В 1840-е годы Александр Иванов увлекается славянофильскими идеями, подразумевающими программную апелляцию к корням русской иконной живописи, к «готическому» вкусу как к сердцевине смысла творчества вообще. Показательна посланная брату Сергею записка Иванова об архитектуре: «Читая историю архитектуры Аженкура, я никак не мог с ним согласиться, что средний век, переделавший для нас языческие храмы в церкви, будто бы есть упадок архитектуры. Мне все кажется, что этот готический-византийский род совсем не меньше древнего языческого»145. Похоже рассказывает в «Художественной газете» за 1837 год о своей работе над моленным образом для православной церкви Фиделио Бруни: «Так как картина написана для греко-российской церкви, то автор счел нужным дать ей характер церковных образов и поставить также на золотом грунте…»146.

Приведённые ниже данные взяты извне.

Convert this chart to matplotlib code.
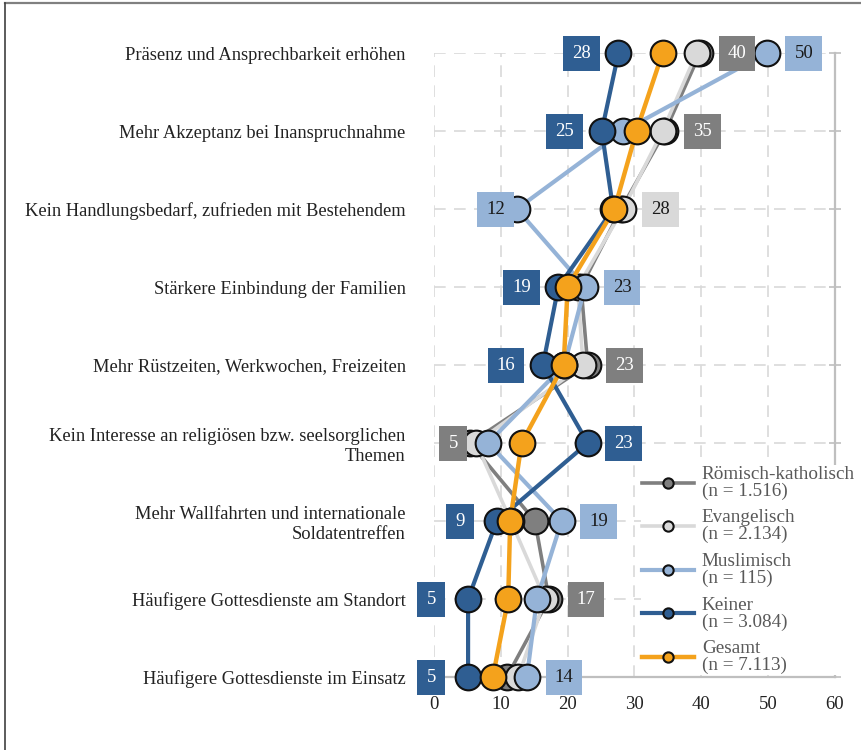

Вполне логично сказать, что при опосредованном участии прерафаэлитов первого собрания (назарейцев) «греко-готический» вкус ампира сменился с середины XIX века в русской архитектуре и живописи темой «тоска по Византии». А та эксцентричная, вдохновленная и маньеризмом, и «наивным» во всех смыслах искусством образность, что отличала «готический ампир» Бруни и Иванова, определила уникальный и доселе мало понятый арт-сообществом стиль религиозной живописи Виктора Васнецова, Михаила Нестерова147.
В середине XIX века шаг по пути этой новой и очень смелой редакции маньеризма внутри академической картины сделал и Карл Брюллов в эскизах для задуманной, но неосуществленной картины «Всеразрушающее Время» (1851–1852). Через двадцать с небольшим лет диалог с маньеризмом, воспринятым будто сквозь оптику исаакиевских картонов Бруни, ведет Василий Суриков в своем эскизе «Борьба добрых духов со злыми» (1875). А уже начиная с 1885 года Виктор Васнецов с помощниками создают большую фреску «Страшный суд» во Владимирском соборе Киева. В этой работе опыт постижения композиционных идей, пластики и экзальтации эмоций картин маньеризма, а также канона древнего византийского искусства, наивной визуальной традиции (лубка) трансформировался в уникальный синтез, открывающий новую страницу истории отечественного искусства.